First of all: What does it mean that a function is dense? I know what a dense set is, but what's a dense function?
Proof for f $\ge$ 0, for the rest it's analogical
Let's say, that $E_k = f^{-1} \text{[} k2^{-n}, (k+1)2^{-n})$
For the proof, we use the Monotone Convergence Theorem.
If $\phi_n = \sum_{k}^{n2^n} (\frac{k}{2^n}\cdot\mathbf{1}_{E_k}+ n\cdot\mathbf{1}_{\left\{ x \: : \: f(x) > n \right\}})$, then we have: $$\int |f|^p \ge \int |f - \phi_n|^p \rightarrow 0$$
What I don't understand is how does this prove that our function $f$ is dense? It just proves that the integral of f taken to the p-th power is greater/equal than 0. Nothing more.

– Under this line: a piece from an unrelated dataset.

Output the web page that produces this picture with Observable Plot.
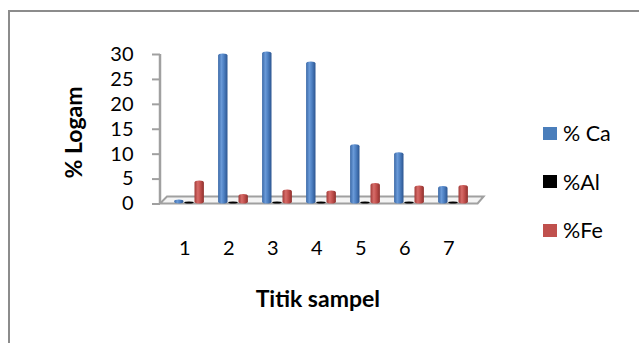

Also, why do we define our $E_k$ in such a specific way? What if they're not like that? Would the prove still hold?
The statement is : the set of simple functions is dense in $L^p$. The proof you gave shows the case $p = 1$. In fact the proof is:
Assume $f \in L^1$ is non negative. Then set $$ \phi_n = \left( \sum_{k=0}^{2^n-1} \frac{k}{2^n}\cdot\mathbf{1}_{E_k} \right)+ n\cdot\mathbf{1}_{\left\{ x \: : \: f(x) > n \right\}} $$ which is a non-decreasing sequence of positive simple functions with pointwise limit $f$. By the monotone convergence theorem (Beppo-Levi lemma) you have that $$ \int_X \phi_n d \mu \rightarrow \int_X f d\mu $$ and thus $$ ||f-\phi_n||_{L^1} = \int_X |f-\phi_n|d\mu = \int_Xfd\mu - \int_X \phi_nd\mu \rightarrow0. $$
The $E_k$ are taken is such a way that they partition $X$, on each $E_k$ $\phi_n$ approaches $f$ by taking one of its value and the size of each $E_k$ goes to 0. Hence $\phi_n$ approaches $f$.
Of course if you choose randomly your $E_k$ your sequence have no chance to approach $f$. For instance take $E_k = \emptyset$ and $f \neq 0$.